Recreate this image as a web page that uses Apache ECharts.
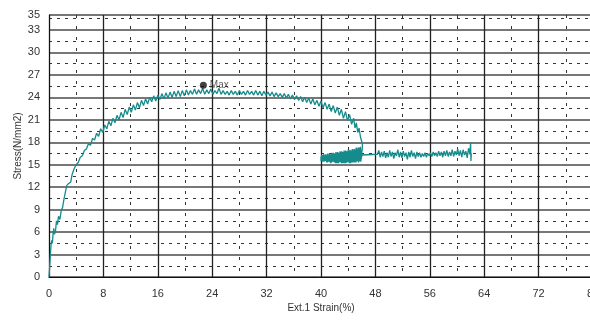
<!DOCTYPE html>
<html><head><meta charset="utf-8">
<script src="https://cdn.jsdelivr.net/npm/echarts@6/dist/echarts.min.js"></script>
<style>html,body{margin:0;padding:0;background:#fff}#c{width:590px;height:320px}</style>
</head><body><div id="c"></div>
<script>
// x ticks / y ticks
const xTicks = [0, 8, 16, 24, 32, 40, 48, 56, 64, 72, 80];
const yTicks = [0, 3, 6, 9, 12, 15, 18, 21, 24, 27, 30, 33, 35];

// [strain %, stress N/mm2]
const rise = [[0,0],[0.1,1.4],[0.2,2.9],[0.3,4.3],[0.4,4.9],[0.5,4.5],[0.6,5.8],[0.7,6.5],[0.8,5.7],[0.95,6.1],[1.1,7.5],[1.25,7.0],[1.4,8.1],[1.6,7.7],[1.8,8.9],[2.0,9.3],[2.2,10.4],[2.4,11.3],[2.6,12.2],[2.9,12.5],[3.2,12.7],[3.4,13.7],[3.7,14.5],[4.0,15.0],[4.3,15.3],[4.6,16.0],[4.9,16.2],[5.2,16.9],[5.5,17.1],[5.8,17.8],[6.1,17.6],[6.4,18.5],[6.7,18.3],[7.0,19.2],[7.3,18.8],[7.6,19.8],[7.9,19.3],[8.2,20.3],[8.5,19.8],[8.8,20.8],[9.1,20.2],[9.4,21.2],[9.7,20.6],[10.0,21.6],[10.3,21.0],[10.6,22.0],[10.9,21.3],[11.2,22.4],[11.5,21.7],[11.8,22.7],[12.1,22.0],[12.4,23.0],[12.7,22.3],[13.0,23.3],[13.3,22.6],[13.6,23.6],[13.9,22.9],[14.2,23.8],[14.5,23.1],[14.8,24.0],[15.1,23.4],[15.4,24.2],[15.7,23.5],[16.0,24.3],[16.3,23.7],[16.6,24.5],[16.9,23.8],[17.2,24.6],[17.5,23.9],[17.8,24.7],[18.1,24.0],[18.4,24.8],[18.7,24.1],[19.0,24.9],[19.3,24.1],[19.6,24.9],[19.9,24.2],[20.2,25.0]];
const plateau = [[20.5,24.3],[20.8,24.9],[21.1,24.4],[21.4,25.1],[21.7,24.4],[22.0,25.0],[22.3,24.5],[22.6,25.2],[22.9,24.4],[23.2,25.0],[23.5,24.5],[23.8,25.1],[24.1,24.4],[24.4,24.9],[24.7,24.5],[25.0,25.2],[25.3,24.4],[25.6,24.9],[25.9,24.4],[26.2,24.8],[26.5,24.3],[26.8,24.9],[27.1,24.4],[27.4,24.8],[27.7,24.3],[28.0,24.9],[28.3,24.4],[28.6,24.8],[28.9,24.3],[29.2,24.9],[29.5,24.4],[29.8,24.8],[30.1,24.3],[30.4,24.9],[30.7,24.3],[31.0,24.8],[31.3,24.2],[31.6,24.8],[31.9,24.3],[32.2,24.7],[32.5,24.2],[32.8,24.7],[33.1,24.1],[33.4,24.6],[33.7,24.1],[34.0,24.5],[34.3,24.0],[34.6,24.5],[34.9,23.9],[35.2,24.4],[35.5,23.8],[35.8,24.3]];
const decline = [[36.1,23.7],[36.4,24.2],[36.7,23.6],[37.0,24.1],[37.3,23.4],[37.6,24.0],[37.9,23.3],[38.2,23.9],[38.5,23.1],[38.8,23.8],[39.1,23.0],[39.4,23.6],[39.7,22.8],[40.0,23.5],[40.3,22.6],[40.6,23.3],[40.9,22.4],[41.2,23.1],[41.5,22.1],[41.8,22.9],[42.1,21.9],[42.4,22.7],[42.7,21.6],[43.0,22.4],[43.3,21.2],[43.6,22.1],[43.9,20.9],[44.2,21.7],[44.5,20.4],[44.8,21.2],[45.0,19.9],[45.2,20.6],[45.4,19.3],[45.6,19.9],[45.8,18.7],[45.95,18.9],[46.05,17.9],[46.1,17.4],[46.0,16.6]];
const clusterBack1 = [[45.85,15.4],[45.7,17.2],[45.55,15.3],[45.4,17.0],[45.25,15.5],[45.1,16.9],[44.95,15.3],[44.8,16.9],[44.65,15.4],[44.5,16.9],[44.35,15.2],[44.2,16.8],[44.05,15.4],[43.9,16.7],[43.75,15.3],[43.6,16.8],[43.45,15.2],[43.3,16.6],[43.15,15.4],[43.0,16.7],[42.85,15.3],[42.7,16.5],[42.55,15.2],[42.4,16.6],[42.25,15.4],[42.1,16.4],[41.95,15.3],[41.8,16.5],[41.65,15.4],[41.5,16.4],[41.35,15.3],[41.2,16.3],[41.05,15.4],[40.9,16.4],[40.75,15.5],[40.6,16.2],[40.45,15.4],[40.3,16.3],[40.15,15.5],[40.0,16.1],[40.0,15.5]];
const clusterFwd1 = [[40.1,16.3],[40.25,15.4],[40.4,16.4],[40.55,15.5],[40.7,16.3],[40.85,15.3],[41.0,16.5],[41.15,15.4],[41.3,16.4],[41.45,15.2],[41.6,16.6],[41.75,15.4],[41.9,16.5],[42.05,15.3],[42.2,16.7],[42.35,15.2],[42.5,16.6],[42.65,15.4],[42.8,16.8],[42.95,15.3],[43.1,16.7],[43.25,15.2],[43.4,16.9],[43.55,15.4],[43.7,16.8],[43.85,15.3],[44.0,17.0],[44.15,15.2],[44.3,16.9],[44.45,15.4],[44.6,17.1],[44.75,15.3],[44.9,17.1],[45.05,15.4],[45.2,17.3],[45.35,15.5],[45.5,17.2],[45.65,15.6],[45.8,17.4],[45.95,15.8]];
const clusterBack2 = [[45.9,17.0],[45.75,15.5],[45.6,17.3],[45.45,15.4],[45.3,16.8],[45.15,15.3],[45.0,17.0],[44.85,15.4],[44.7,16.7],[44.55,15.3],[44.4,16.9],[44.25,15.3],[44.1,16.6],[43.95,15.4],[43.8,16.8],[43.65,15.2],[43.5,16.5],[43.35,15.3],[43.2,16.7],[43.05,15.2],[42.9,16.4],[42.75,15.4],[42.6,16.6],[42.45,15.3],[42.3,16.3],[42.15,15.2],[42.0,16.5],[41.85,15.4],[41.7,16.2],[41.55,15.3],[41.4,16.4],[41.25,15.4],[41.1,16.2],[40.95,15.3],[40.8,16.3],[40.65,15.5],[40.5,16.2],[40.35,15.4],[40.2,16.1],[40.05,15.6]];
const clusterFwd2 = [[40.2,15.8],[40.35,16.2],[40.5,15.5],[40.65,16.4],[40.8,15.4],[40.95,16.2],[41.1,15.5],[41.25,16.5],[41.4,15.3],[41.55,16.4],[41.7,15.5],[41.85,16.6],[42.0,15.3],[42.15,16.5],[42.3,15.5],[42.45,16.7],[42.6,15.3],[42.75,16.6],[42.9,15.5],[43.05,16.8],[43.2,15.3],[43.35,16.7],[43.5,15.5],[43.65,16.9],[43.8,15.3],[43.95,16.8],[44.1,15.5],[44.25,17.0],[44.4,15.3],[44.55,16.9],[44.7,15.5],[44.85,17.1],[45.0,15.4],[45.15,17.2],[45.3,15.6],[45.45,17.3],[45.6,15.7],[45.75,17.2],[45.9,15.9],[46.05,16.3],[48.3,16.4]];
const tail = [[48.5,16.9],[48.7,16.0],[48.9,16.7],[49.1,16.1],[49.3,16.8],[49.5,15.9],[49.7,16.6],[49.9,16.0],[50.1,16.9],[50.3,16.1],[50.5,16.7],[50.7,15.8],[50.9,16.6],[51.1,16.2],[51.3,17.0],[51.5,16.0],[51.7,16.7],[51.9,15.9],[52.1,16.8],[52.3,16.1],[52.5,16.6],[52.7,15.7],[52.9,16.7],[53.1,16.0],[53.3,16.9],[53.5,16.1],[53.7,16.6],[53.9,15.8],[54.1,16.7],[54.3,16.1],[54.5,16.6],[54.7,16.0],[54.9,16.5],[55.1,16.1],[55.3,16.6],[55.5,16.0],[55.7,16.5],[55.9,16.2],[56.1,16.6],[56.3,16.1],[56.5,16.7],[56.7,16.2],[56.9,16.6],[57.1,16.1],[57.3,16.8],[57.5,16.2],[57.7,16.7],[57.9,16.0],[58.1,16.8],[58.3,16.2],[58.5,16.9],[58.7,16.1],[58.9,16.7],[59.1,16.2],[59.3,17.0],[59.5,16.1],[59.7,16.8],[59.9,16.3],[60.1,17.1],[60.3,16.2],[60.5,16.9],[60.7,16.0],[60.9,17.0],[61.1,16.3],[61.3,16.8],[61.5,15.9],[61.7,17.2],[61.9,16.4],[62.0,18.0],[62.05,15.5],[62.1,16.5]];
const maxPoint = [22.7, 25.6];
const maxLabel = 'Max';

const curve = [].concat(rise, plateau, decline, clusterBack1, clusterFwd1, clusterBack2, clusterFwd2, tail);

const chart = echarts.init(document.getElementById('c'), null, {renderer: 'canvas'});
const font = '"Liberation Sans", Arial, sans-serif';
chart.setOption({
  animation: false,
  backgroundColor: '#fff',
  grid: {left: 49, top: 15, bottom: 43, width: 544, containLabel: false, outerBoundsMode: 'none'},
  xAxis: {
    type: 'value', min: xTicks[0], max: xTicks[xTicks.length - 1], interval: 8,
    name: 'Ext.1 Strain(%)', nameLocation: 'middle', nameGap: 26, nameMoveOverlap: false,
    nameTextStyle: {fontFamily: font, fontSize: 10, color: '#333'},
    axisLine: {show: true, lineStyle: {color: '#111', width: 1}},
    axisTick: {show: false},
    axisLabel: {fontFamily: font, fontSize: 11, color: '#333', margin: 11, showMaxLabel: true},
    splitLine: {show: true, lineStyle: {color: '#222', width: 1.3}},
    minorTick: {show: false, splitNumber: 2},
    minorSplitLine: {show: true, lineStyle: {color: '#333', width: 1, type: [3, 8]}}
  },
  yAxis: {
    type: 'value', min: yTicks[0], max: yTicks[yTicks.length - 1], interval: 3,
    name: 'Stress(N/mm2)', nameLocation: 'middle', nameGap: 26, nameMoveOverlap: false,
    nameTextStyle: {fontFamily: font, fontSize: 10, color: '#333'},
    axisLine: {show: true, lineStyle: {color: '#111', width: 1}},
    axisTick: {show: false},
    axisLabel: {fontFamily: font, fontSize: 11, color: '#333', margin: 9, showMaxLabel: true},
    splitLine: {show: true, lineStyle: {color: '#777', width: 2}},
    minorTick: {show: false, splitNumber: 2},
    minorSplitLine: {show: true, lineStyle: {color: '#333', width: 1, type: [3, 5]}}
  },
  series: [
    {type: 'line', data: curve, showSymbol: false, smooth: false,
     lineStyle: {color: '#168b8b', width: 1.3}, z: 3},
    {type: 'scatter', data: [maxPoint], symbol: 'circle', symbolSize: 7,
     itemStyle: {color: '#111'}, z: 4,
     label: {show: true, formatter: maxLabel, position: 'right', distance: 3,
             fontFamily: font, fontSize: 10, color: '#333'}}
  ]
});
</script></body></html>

• OBJECTIVE
Please repeat exactly the data above from its first line to the line that contains "30, 33, 35];", inclusive, and leave every picture out.

• TASK ANSWER
Recreate this image as a web page that uses Apache ECharts.
<!DOCTYPE html>
<html><head><meta charset="utf-8">
<script src="https://cdn.jsdelivr.net/npm/echarts@6/dist/echarts.min.js"></script>
<style>html,body{margin:0;padding:0;background:#fff}#c{width:590px;height:320px}</style>
</head><body><div id="c"></div>
<script>
// x ticks / y ticks
const xTicks = [0, 8, 16, 24, 32, 40, 48, 56, 64, 72, 80];
const yTicks = [0, 3, 6, 9, 12, 15, 18, 21, 24, 27, 30, 33, 35];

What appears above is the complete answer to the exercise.